-- BEGIN ENTRIES --
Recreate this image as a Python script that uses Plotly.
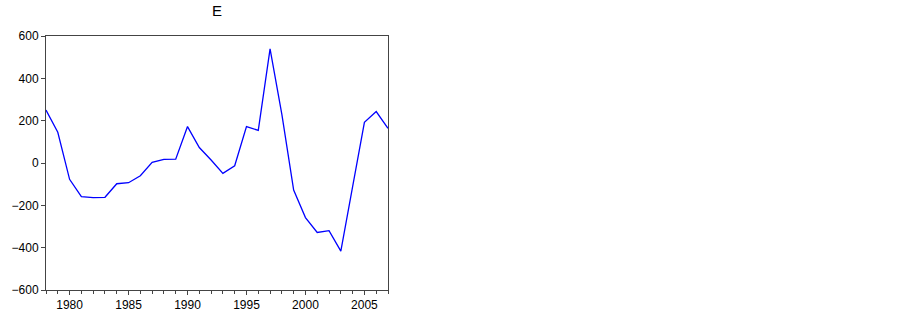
import plotly.graph_objects as go

years = list(range(1978, 2008))
values = [250, 145, -77, -159, -164, -162, -98, -93, -60, 3, 17, 18, 172, 73, 14, -49,
          -13, 172, 154, 539, 230, -128, -258, -328, -320, -416, -112, 192, 243, 164]
x_ticks = [1980, 1985, 1990, 1995, 2000, 2005]
y_ticks = [-600, -400, -200, 0, 200, 400, 600]
title_text = "E"

W, H = 903, 316
L, R, T, B = 46, 515, 36, 26

fig = go.Figure()
fig.add_trace(go.Scatter(x=years, y=values, mode="lines",
                         line=dict(color="#0000ff", width=1.3), showlegend=False))

fig.update_layout(
    width=W, height=H,
    margin=dict(l=L, r=R, t=T, b=B, autoexpand=False),
    paper_bgcolor="white", plot_bgcolor="white",
    font=dict(family="Liberation Sans, Arial, sans-serif", size=12, color="black"),
    title=dict(text=title_text, x=(L + (W - R)) / 2 / W, xanchor="center",
               y=1 - 11 / H, yanchor="middle", font=dict(size=15)),
)
fig.update_xaxes(range=[1978, 2007], tickvals=x_ticks, ticks="outside", ticklen=4,
                 tickcolor="#444", showline=True, linecolor="#444", linewidth=1,
                 mirror=True, showgrid=False, zeroline=False,
                 minor=dict(dtick=1, tick0=1978, ticks="outside", ticklen=3, tickcolor="#444"))
fig.update_yaxes(range=[-600, 600], tickvals=y_ticks, ticks="outside", ticklen=4,
                 tickcolor="#444", showline=True, linecolor="#444", linewidth=1,
                 mirror=True, showgrid=False, zeroline=False)

# remove the browser's default 8px body margin so the figure sits at the page origin
fig.write_html("out.html", config={"displayModeBar": False},
               post_script="document.body.style.margin='0';")
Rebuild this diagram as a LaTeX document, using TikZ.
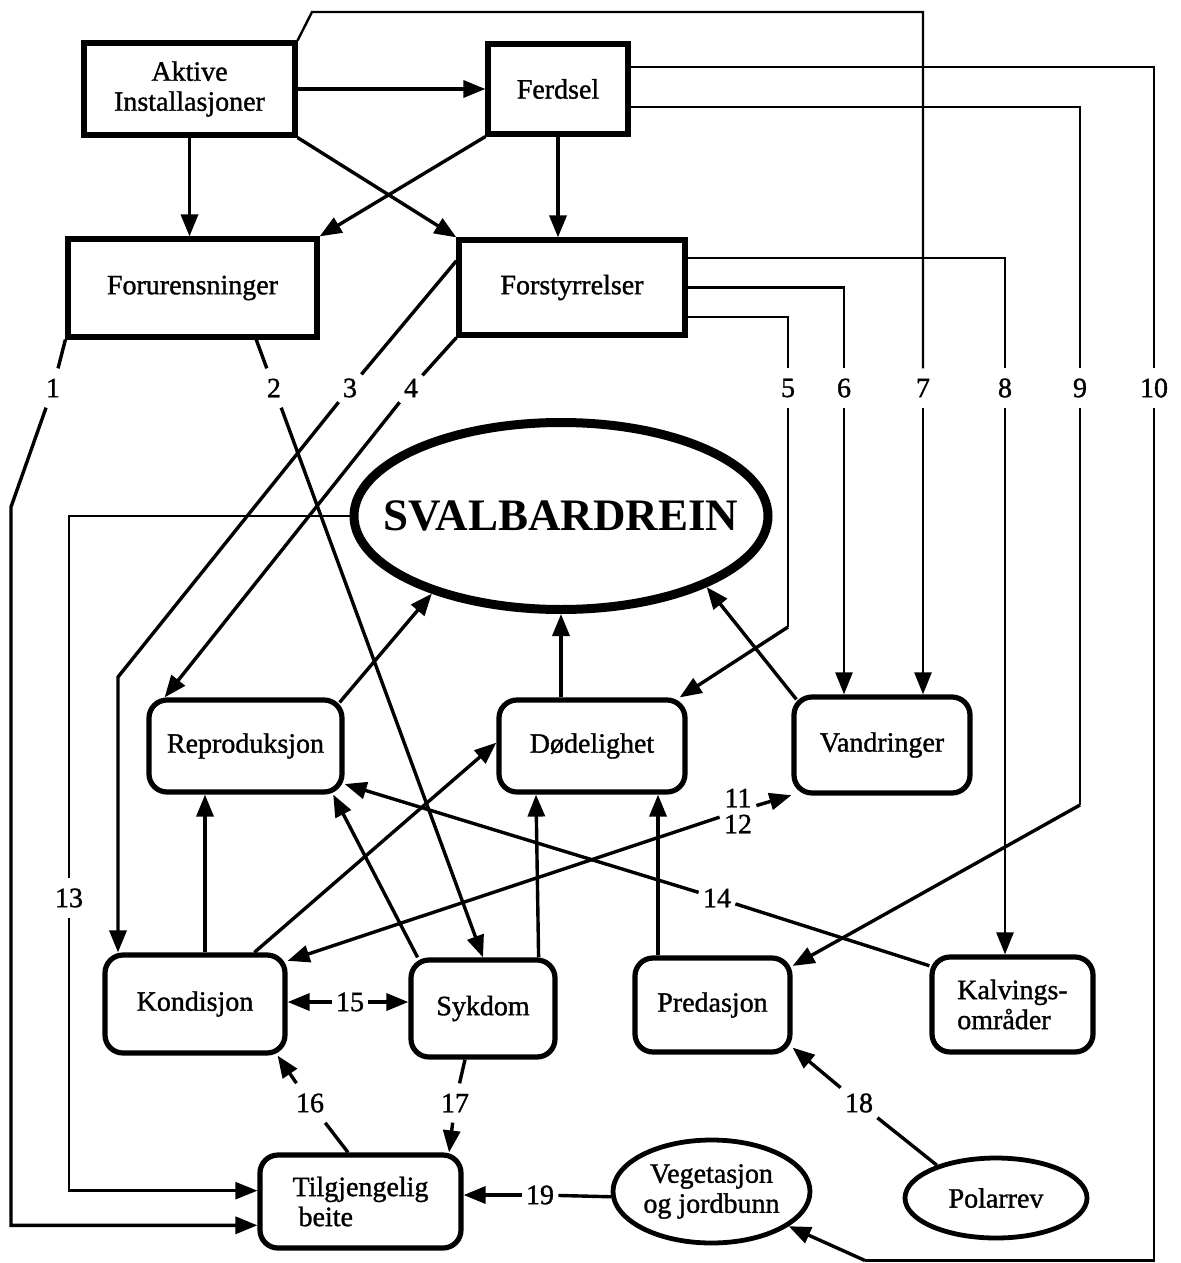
\documentclass[tikz,border=0pt]{standalone}
\usepackage{fontspec}
\setmainfont{Liberation Serif}
\newfontfamily\dfont[FakeBold=1.2]{Liberation Serif}
\usetikzlibrary{arrows.meta,shapes.geometric,calc}
\newcommand\dtxt{\dfont\fontsize{14}{15}\selectfont}
\newcommand\dnum{\dfont\fontsize{14}{13}\selectfont}
\newcommand\dbig{\fontsize{22.5}{26}\selectfont\bfseries}
\begin{document}
\begin{tikzpicture}[x=0.5pt,y=-0.5pt,
  box/.style={draw,line width=2.6pt,inner sep=0pt,align=center,font=\dtxt},
  rbox/.style={box,rounded corners=9pt},
  ell/.style={draw,ellipse,line width=2.4pt,inner sep=0pt,align=center,font=\dtxt},
  num/.style={inner xsep=2pt,inner ysep=5pt,font=\dtxt},
  ln/.style={line width=1.7pt},
  thn/.style={line width=1.2pt},
  tip/.style={-{Triangle[length=11pt,width=8.5pt]}},
]
\useasboundingbox (0,0) rectangle (1180,1263);

% ---- sources of impact
\node[box,minimum width=105.5pt,minimum height=46pt] (akt) at (189.5,89) {Aktive\\Installasjoner};
\node[box,minimum width=70pt,minimum height=45pt] (ferd) at (558,89) {Ferdsel};
\node[box,minimum width=124.5pt,minimum height=49pt] (foru) at (192.5,288) {Forurensninger};
\node[box,minimum width=113pt,minimum height=47.5pt] (forst) at (572,287.5) {Forstyrrelser};

% ---- the population
\node[draw,ellipse,line width=4.5pt,minimum width=207pt,minimum height=93.5pt,
      inner xsep=-40pt,inner ysep=0pt,font=\dbig] (svalb) at (561,516) {SVALBARDREIN};

% ---- population parameters
\node[rbox,minimum width=96.5pt,minimum height=46pt] (repr) at (245.5,746) {Reproduksjon};
\node[rbox,minimum width=93pt,minimum height=46pt] (dode) at (592,746) {Dødelighet};
\node[rbox,minimum width=88pt,minimum height=48pt] (vand) at (882,745) {Vandringer};

% ---- factors
\node[rbox,minimum width=90pt,minimum height=49pt] (kond) at (195,1004) {Kondisjon};
\node[rbox,minimum width=72pt,minimum height=48.5pt] (sykd) at (483,1008.5) {Sykdom};
\node[rbox,minimum width=77.5pt,minimum height=47pt] (pred) at (712.5,1005) {Predasjon};
\node[rbox,minimum width=80.5pt,minimum height=47.5pt,align=left] (kalv) at (1012.5,1004.5) {Kalvings-\\områder};
\node[rbox,minimum width=100.5pt,minimum height=46.5pt,align=left] (tilg) at (360.5,1201.5) {Tilgjengelig\\\hspace*{3pt}beite};
\node[ell,minimum width=98.5pt,minimum height=51.5pt] (veg) at (711.5,1191.5) {Vegetasjon\\og jordbunn};
\node[ell,minimum width=91pt,minimum height=40pt] (pol) at (996,1198) {Polarrev};

% ---- numbered links
\node[num] (l1) at (53,388) {1};
\node[num] (l2) at (274,388) {2};
\node[num] (l3) at (350,388) {3};
\node[num] (l4) at (411,388) {4};
\node[num] (l5) at (788,388) {5};
\node[num] (l6) at (844,388) {6};
\node[num] (l7) at (923,388) {7};
\node[num] (l8) at (1005,388) {8};
\node[num] (l9) at (1080,388) {9};
\node[num] (l10) at (1154,388) {10};
\node[inner sep=2pt,align=center,font=\dnum] (l11) at (738,811) {11\\12};
\node[num] (l13) at (69,898) {13};
\node[num] (l14) at (717,898) {14};
\node[num,inner ysep=2pt] (l15) at (350,1002) {15};
\node[num] (l16) at (310,1103) {16};
\node[num] (l17) at (455,1103) {17};
\node[num] (l18) at (859,1103) {18};
\node[num,inner ysep=2pt] (l19) at (540,1195) {19};

% bends of the routed lines
\coordinate (b1) at (11,507);
\coordinate (b3) at (118,677);
\coordinate (b5) at (788,627);
\coordinate (b9) at (1080,805);
\coordinate (b10) at (865,1260.5);

% ---- top level
\draw[ln,tip] (akt) -- (ferd);
\draw[ln,tip] (akt.south) -- (akt.south |- foru.north);
\draw[ln,tip] (akt.south east) -- (forst.north west);
\draw[ln,tip] (ferd.south west) -- (foru.north east);
\draw[ln,tip] (ferd.south) -- (ferd.south |- forst.north);

% ---- 1 and 2 from Forurensninger
\draw[ln] (foru.south west) -- (l1);
\draw[ln,tip] (l1) -- (b1) |- (tilg.193);
\draw[ln] (foru.-39) -- (l2);
\draw[ln,tip] (l2) -- (sykd.north);

% ---- 3 to 6 and 8 from Forstyrrelser
\draw[ln] (forst.167) -- (l3);
\draw[ln,tip] (l3) -- (b3) -- (b3 |- kond.north);
\draw[ln] (forst.south west) -- (l4);
\draw[ln,tip] (l4) -- (repr.149);
\draw[thn] ($(forst.east)+(0,29.5)$) -| (l5);
\draw[thn] (l5) -- (b5);
\draw[ln,tip] (b5) -- (dode.29);
\draw[thn] (forst.east) -| (l6);
\draw[thn,tip] (l6) -- (l6 |- vand.north);
\draw[thn] ($(forst.east)+(0,-29.5)$) -| (l8);
\draw[thn,tip] (l8) -- (l8 |- kalv.north);

% ---- 7 from Aktive Installasjoner
\draw[thn] (akt.north east) -- (312,12) -| (l7);
\draw[thn,tip] (l7) -- (l7 |- vand.north);

% ---- 9 and 10 from Ferdsel
\draw[thn] ($(ferd.east)+(0,18)$) -| (l9);
\draw[thn] (l9) -- (b9);
\draw[ln,tip] (b9) -- (pred.26);
\draw[thn] ($(ferd.east)+(0,-22)$) -| (l10);
\draw[thn] (l10) |- (b10);
\draw[ln,tip] (b10) -- (veg);

% ---- 13 from the population back to grazing
\draw[thn] (svalb.west) -| (l13);
\draw[thn,tip] (l13) |- (tilg.174);

% ---- parameters into the population
\draw[ln,tip] ($(repr.north east)+(-5,5)$) -- (svalb.211);
\draw[ln,tip] (svalb.south |- dode.north) -- (svalb.south);
\draw[ln,tip] ($(vand.north west)+(5,5)$) -- (svalb.334);

% ---- factors into parameters
\draw[ln,tip] ($(kond.north)+(10,0)$) -- ($(repr.south)+(-40.5,0)$);
\draw[ln,tip] (sykd.142) -- (repr.-29);
\draw[ln,tip] (kond.41) -- (dode.178);
\draw[ln,tip] ($(sykd.north east)+(-19,0)$) -- ($(dode.south)+(-56,0)$);
\draw[ln,tip] ($(pred.north)+(-54.5,0)$) -- ($(dode.south)+(66,0)$);
\draw[ln,tip] (l11) -- (kond.25);
\draw[ln,tip] (l11) -- (vand.209);
\draw[ln] (kalv.155) -- (l14);
\draw[ln,tip] (l14) -- (repr.-21);
\draw[ln,tip] (l15) -- (l15 -| kond.east);
\draw[ln,tip] (l15) -- (l15 -| sykd.west);

% ---- grazing, fox and vegetation
\draw[ln] ($(tilg.north)+(-12.5,0)$) -- (l16);
\draw[ln,tip] (l16) -- (kond.-32);
\draw[ln] ($(sykd.south)+(-18,0)$) -- (l17);
\draw[ln,tip] (l17) -- (tilg.29);
\draw[ln] (pol.151) -- (l18);
\draw[ln,tip] (l18) -- (pred.-28);
\draw[ln] (veg.183) -- (l19);
\draw[ln,tip] (l19) -- (l19 -| tilg.east);
\end{tikzpicture}
\end{document}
-- END ENTRIES --
▶ DIRECTION: Take the lines from the first line of the entries through the line with "L, R, T, B = 46, 515, 36, 26", inclusive, and give them again exactly, minus any pictures.

▶ FULL RESPONSE:
Recreate this image as a Python script that uses Plotly.
import plotly.graph_objects as go

years = list(range(1978, 2008))
values = [250, 145, -77, -159, -164, -162, -98, -93, -60, 3, 17, 18, 172, 73, 14, -49,
          -13, 172, 154, 539, 230, -128, -258, -328, -320, -416, -112, 192, 243, 164]
x_ticks = [1980, 1985, 1990, 1995, 2000, 2005]
y_ticks = [-600, -400, -200, 0, 200, 400, 600]
title_text = "E"

W, H = 903, 316
L, R, T, B = 46, 515, 36, 26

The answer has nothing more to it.